The murder, committed in broad daylight, triggered a wave of outrage and attracted international attention. And now it could very well harm Europe’s relationship with Russia.

More than one-and-a-half years after the murder, the Vienna Office for the Protection of the Constitution and Counterterrorism has reached the end of its investigation. It believes that an ally of Russian Prime Minister Vladimir Putin, Chechen President Ramzan Kadyrov, was behind the killing. In their dossier, the investigators identify “Kadyrov, Ramzan” as one of the “instigators,” and the investigators conclude that Kadyrov knew about and accepted the killing. The allegations suggest that a man who owes his position of power to Moscow’s support may have ordered a contract killing in the middle of Europe.

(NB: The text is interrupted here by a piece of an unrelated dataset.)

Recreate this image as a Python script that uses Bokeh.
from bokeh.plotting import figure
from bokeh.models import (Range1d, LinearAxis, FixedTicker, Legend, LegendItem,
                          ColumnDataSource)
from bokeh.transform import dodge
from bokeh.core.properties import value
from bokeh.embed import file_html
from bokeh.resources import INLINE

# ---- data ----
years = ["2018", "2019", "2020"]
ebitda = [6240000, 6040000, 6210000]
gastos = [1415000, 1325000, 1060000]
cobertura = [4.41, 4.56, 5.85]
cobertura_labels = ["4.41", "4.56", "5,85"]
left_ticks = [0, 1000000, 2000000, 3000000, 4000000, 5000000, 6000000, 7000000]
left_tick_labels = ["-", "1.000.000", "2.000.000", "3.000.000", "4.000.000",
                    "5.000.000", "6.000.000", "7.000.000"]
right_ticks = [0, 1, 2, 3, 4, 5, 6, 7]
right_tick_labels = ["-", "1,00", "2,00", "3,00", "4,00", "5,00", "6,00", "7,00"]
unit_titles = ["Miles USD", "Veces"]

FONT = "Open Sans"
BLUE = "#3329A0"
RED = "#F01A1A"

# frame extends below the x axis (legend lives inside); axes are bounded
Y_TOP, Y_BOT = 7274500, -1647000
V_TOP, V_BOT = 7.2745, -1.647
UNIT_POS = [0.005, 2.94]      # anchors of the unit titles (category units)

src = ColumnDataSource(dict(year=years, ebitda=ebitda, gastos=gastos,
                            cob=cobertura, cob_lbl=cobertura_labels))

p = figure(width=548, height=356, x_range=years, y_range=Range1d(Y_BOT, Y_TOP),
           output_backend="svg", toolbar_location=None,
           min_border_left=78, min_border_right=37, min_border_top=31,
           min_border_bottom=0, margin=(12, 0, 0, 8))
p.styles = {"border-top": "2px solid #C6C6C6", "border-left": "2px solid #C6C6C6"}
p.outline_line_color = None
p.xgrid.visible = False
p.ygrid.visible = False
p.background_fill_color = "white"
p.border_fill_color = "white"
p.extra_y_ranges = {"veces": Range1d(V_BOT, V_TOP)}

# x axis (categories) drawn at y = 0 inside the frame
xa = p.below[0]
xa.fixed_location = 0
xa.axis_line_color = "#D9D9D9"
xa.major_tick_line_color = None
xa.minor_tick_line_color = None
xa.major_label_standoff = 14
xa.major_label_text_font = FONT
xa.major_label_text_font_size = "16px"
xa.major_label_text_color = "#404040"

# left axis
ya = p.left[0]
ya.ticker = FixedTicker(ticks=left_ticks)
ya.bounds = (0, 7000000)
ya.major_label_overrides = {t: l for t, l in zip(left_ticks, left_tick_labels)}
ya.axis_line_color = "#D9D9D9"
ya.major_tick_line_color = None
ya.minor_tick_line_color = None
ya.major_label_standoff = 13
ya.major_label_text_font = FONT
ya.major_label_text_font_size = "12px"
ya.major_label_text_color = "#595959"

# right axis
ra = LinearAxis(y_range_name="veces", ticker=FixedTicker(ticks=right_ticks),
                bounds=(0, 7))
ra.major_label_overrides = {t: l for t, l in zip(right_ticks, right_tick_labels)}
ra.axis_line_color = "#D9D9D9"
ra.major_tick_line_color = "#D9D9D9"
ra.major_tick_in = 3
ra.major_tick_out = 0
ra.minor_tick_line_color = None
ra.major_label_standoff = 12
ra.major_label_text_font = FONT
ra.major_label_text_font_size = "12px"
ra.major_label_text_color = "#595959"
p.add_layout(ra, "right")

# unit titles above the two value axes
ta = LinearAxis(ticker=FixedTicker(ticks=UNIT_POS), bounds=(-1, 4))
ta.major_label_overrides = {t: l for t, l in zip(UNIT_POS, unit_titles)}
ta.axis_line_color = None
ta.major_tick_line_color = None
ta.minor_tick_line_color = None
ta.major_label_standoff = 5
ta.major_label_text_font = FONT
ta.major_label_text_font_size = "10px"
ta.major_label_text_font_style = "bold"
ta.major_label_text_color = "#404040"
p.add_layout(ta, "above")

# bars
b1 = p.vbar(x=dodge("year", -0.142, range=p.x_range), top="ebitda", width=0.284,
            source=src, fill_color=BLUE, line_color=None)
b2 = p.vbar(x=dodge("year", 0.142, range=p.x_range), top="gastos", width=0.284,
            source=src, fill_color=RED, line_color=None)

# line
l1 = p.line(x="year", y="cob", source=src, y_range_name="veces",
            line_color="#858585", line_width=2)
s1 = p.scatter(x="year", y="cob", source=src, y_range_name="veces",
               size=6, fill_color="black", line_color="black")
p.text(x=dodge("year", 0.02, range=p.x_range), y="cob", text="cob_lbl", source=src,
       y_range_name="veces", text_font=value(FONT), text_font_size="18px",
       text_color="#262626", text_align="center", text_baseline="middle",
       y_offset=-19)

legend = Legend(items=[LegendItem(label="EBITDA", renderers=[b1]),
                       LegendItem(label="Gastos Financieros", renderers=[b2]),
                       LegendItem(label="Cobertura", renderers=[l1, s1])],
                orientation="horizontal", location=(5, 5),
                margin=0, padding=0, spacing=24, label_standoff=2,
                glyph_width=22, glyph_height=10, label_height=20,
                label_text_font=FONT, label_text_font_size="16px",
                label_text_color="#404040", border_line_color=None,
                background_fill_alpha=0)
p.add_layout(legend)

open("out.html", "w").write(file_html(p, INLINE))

‘Serious Human Rights Violation’

The investigators cast a wide net. In addition to looking into the actual crime, they included a complaint filed against Kadyrov by the Society for Threatened Peoples, as well as torture allegations Israilov had made against Kadyrov before the European Court of Human Rights. Legal experts like Manfred Nowak, the director of the Ludwig Boltzmann Institute of Human Rights in Vienna, are calling for consequences. It is “time to issue an international arrest warrant” against Kadyrov, says Nowak. “We have enough evidence of Kadyrov’s direct involvement in serious human rights violations, including torture.”

There are precedents for such far-reaching investigations. When three people died in the 1986 bombing of the La Belle nightclub in Berlin, investigators speculated that the Libyan government was behind the attack. Libya, though, was isolated in the international community. Russia, on the other hand, is a major power and a partner of the European Council.

Will the Austrian government pick a fight with Moscow? Prosecutors in Vienna, working in coordination with the Justice Ministry, are now reviewing the investigators’ report. Although the institution of legal proceedings against Kadyrov would be mostly symbolic, it would represent a “form of atonement” for the “dramatic failure of the authorities,” says Florian Klenk of the Vienna-based magazine Falter.

The tragic account of the murder is described in a report that is hundreds of pages long. “Not enough was done to protect Israilov,” says his attorney, Nadja Lorenz. On the other hand, it wasn’t easy for the authorities to find their bearings in the Chechen expatriate community. About 20,000 Chechen refugees live in Austria, including members of the political resistance against President Kadyrov, committed democrats and dangerous Islamists. It is a microcosm of the chaos in their native Chechnya.

Brutality and Disappearances

Ever since the fall of the Soviet Union, the power struggle in the Caucasus republic has been ongoing. Ramzan Kadyrov, 33, has been president of Chechnya since 2007; his father, Akhmad Kadyrov, who was assassinated in 2004, held the same office. Putin even decorated the younger Kadyrov with the country’s highest order when he presented him with the “Hero of the Russian Federation” award for “courage and heroism shown in the discharge of duties.”

For years, various human rights organizations have denounced this “hero” for his alleged brutality. They hold him responsible for the disappearances of people in Chechnya and the executions of many of his opponents. His alleged victims have included one his sharpest critics, the journalist Anna Politkovskaya, who was murdered in 2006, and human rights activist Natalya Estemirova, who was abducted and killed last July. Four months later, Sulim Yamadayev, a former Chechen rebel commander, was shot and killed in Dubai.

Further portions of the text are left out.